EXERCISE TASK: Reproduce from the records below, with no pictures, exactly the lines between the one containing "Convert this chart to matplotlib code." and the one containing "plt.rcParams['font.family'] = ['Lato', 'DejaVu", inclusive.

INPUT RECORDS:
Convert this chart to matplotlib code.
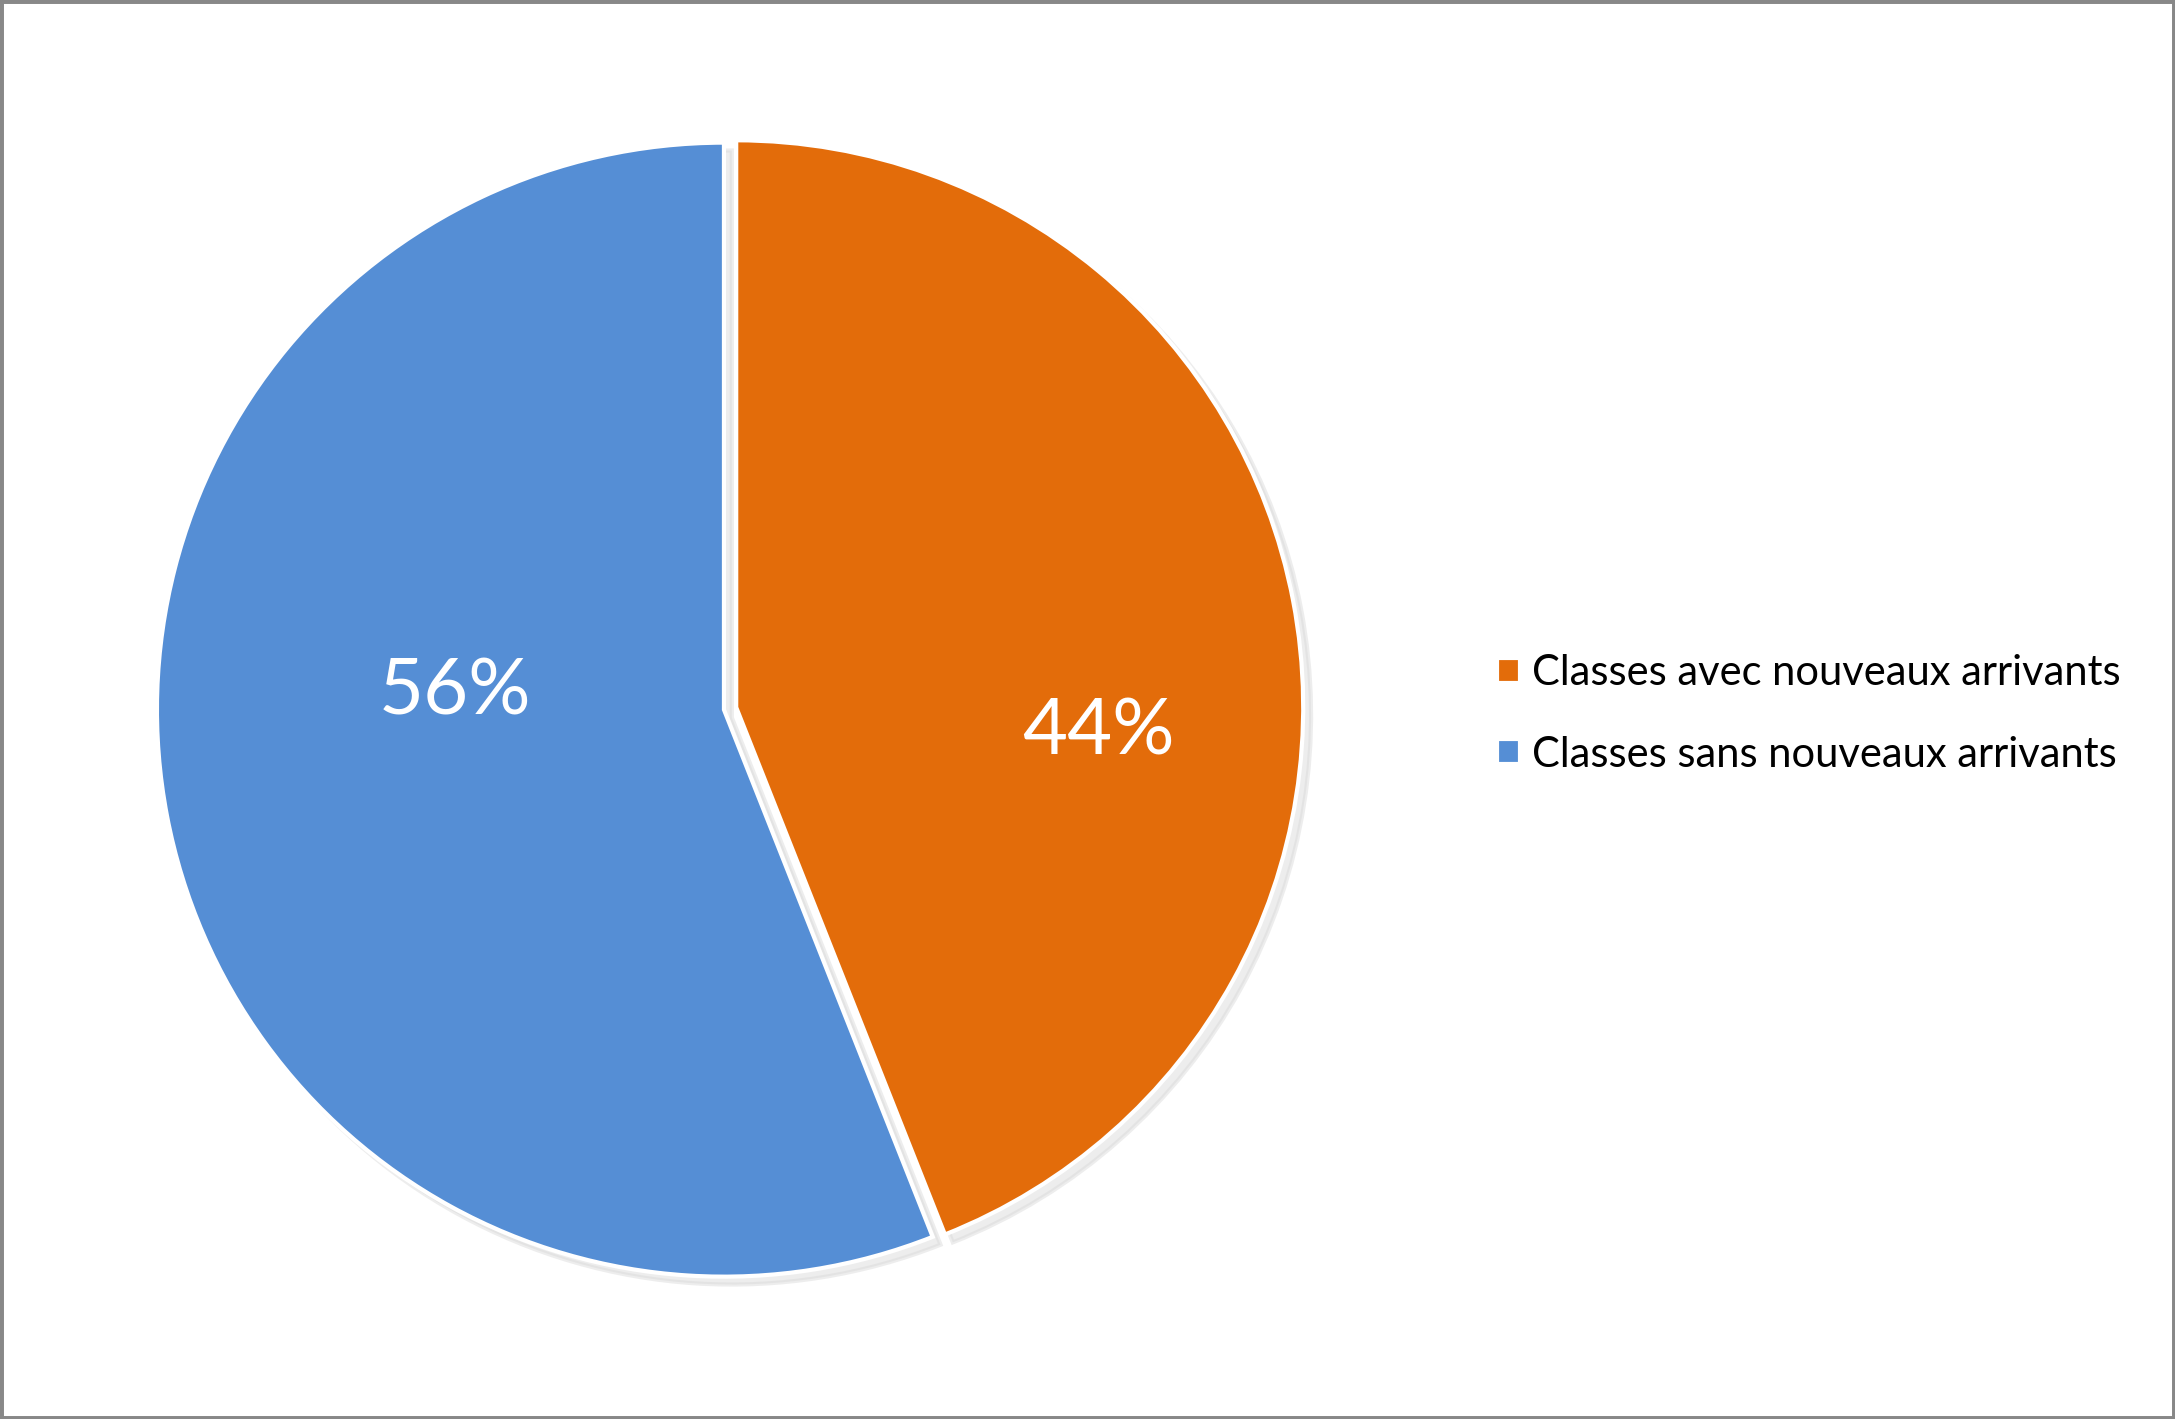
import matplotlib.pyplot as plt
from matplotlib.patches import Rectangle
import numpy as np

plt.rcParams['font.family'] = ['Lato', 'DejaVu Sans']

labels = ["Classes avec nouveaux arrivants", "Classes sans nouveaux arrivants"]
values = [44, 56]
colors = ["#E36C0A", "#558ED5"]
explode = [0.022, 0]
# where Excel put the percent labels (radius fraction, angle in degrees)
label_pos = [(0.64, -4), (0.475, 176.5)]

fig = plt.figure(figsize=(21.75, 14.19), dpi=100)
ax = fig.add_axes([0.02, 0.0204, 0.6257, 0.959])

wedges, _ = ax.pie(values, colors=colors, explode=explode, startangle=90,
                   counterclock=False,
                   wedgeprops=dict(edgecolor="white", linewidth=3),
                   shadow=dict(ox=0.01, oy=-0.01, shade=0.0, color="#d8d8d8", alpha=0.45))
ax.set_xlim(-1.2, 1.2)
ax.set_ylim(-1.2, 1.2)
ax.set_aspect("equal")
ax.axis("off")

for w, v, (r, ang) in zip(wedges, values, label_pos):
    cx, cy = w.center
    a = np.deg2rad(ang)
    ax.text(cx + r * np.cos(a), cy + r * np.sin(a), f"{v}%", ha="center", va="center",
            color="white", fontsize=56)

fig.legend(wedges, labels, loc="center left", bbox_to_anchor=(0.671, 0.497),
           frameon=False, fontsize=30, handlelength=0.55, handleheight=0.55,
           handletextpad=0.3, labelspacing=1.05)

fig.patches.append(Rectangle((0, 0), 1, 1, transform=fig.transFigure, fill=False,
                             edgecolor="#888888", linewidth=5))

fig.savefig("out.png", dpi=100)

==

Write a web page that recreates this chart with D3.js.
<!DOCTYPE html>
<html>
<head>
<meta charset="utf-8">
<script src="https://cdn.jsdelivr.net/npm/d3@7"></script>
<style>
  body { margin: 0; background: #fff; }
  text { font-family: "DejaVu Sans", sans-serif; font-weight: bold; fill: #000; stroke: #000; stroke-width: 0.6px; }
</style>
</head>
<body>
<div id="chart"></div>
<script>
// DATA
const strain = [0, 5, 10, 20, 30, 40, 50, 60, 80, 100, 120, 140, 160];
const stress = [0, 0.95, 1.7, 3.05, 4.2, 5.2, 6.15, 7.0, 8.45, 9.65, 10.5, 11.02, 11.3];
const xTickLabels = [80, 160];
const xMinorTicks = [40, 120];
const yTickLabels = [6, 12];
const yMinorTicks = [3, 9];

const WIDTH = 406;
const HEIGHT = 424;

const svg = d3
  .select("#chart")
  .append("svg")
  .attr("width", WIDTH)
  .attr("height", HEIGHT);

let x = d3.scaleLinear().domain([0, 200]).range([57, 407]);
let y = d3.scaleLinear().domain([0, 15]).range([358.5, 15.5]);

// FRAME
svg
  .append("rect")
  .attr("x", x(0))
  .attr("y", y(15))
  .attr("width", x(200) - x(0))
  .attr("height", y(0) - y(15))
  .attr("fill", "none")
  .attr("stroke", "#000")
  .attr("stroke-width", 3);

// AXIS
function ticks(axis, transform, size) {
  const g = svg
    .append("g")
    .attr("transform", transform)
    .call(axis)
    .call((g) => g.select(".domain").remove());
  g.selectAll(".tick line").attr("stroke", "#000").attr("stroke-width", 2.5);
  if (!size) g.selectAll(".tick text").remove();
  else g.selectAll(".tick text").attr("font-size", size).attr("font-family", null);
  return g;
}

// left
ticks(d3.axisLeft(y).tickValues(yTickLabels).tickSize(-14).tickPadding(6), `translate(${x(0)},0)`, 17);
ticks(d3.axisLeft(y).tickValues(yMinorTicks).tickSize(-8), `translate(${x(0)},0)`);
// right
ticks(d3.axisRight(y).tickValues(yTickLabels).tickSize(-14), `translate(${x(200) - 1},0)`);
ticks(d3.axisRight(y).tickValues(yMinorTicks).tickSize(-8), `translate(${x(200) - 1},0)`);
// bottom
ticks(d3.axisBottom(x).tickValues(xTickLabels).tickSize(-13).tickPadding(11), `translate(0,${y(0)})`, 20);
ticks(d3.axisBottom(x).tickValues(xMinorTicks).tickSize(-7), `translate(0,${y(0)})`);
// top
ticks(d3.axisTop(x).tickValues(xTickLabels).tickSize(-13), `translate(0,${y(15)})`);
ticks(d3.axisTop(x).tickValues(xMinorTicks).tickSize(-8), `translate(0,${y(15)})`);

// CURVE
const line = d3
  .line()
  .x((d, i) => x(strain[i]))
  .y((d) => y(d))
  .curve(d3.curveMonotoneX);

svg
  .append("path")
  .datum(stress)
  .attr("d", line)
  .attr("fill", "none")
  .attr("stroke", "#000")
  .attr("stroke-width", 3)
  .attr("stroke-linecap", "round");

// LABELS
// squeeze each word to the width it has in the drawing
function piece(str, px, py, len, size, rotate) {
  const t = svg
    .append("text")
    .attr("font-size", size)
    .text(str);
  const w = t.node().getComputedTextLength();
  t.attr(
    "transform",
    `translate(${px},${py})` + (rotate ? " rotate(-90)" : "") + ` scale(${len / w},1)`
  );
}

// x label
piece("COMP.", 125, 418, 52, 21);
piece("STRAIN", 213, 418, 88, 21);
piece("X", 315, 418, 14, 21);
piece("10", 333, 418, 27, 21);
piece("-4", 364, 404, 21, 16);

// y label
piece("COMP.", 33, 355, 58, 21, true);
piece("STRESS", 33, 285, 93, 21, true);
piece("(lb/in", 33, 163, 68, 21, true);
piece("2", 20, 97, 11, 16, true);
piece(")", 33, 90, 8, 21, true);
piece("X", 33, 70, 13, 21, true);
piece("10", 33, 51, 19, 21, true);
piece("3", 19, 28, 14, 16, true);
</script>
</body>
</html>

* * *

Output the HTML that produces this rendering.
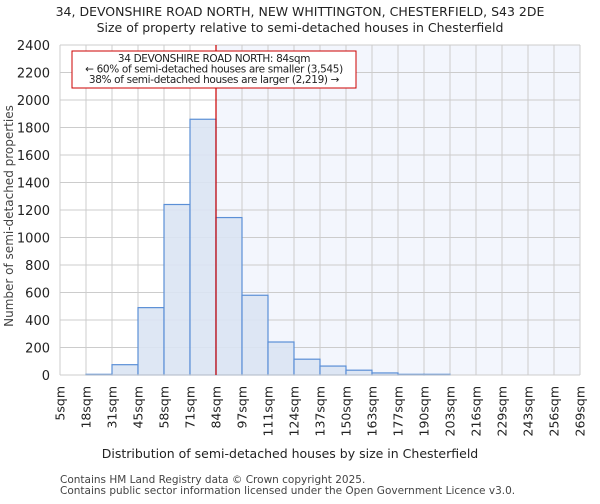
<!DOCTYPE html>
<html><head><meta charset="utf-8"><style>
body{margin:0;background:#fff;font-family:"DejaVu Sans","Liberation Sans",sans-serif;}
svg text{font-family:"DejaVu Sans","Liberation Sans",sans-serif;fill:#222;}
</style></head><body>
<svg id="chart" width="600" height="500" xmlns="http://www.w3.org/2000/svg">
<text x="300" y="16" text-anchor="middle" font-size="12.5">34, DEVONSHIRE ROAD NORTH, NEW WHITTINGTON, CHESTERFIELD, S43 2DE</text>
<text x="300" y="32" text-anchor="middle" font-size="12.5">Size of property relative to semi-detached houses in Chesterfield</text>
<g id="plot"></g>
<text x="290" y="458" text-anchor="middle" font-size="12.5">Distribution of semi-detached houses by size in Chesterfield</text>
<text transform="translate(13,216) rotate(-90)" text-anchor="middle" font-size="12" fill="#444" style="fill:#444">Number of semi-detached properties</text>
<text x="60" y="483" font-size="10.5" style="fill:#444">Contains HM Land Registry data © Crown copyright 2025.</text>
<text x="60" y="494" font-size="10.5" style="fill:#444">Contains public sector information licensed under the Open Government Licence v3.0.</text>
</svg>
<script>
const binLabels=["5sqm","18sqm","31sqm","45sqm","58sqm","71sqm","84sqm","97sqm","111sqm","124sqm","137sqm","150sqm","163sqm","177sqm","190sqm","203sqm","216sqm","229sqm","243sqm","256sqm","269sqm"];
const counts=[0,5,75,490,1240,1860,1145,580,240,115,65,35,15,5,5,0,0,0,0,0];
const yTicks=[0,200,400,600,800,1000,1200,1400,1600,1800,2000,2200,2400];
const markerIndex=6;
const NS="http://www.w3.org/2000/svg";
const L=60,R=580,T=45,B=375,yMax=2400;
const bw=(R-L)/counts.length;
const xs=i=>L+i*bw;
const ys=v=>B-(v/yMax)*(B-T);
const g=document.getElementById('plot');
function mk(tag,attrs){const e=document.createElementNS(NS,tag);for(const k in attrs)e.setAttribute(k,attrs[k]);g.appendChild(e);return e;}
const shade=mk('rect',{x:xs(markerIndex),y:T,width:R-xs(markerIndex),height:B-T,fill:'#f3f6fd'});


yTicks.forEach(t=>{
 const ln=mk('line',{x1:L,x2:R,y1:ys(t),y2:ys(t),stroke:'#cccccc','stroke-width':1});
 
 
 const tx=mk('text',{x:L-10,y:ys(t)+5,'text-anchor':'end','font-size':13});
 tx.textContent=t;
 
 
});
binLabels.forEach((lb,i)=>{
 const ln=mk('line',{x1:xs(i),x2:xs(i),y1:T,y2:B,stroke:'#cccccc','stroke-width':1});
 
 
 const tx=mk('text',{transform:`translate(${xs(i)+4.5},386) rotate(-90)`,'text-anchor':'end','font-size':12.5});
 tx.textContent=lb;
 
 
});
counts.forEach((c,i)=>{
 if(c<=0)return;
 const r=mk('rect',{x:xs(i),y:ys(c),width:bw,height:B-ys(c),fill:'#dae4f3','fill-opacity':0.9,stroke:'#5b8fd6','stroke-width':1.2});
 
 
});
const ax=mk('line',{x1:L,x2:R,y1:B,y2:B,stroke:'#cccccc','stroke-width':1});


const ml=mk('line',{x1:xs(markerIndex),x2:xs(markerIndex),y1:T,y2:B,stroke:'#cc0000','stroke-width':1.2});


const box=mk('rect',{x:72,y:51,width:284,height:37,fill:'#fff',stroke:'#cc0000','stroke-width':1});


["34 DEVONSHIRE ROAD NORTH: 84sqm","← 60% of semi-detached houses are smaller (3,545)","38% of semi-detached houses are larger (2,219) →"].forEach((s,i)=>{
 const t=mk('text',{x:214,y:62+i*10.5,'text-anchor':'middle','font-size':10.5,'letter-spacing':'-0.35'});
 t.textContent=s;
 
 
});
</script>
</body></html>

RESPONSE TO THIS EXERCISE:
Convert this chart to matplotlib code.
import matplotlib.pyplot as plt
from matplotlib.patches import Rectangle
import numpy as np

plt.rcParams['font.family'] = ['Lato', 'DejaVu Sans']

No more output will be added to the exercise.